Daiwa Securities Group Inc analysts Jamie Soo, Adrian Chan and Jennifer Wu said they expected to see some sequential softening of run rates towards the end of January, “which is typical of historical trends” ahead of the Chinese New Year holiday period, which this year starts on February 7.
“At current run rates, we expect the full-month January GGR to see a 14 percent year-on-year decline, likely reaching around HKD20 billion,” said the Daiwa analysts.
In Tuesday’s note, Nomura said it expected Macau’s GGR to decline for a third consecutive year in 2016.
“In our view, Macau (especially VIP gaming) is not out of the woods yet, as we expect it to experience three consecutive years of falling GGR (3 percent in 2014, 35 percent in 2015 and 8 percent in 2016),” said the Nomura team.
Analysts at Morgan Stanley Asia Ltd on Monday upgraded their view of the Macau gaming industry to ‘in-line’ from ‘cautious’. The institution however said the sector is still far from bottoming out and that policy concerns remain an overhang.

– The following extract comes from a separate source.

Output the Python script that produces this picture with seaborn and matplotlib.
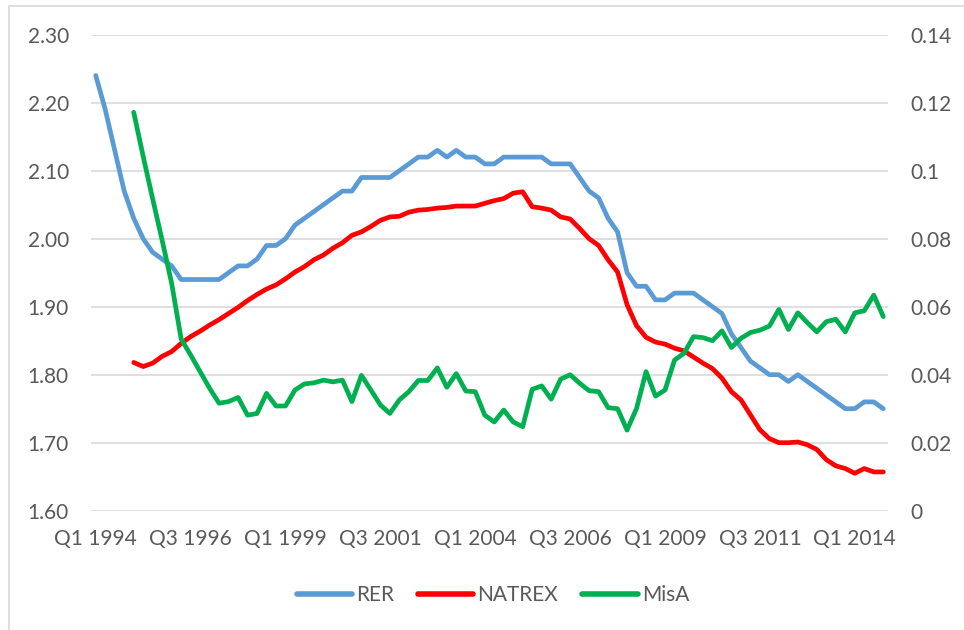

“After several negative GGR revisions, GGR growth expectations have largely remained stable since July 2015,” said the Morgan Stanley team, adding that earnings before interest, taxation, depreciation and amortisation (EBITDA) margin had largely remained stable since the first quarter of 2015, mass-market revenue decline had narrowed to a single digit in December and that the sector’s valuation had become “much more reasonable”.
“We upgrade the industry to in-line, as our EBITDA expectation for the first half of 2016 is similar to the second half of 2015,” said analysts Praveen Choudhary, Alex Poon and Thomas Allen.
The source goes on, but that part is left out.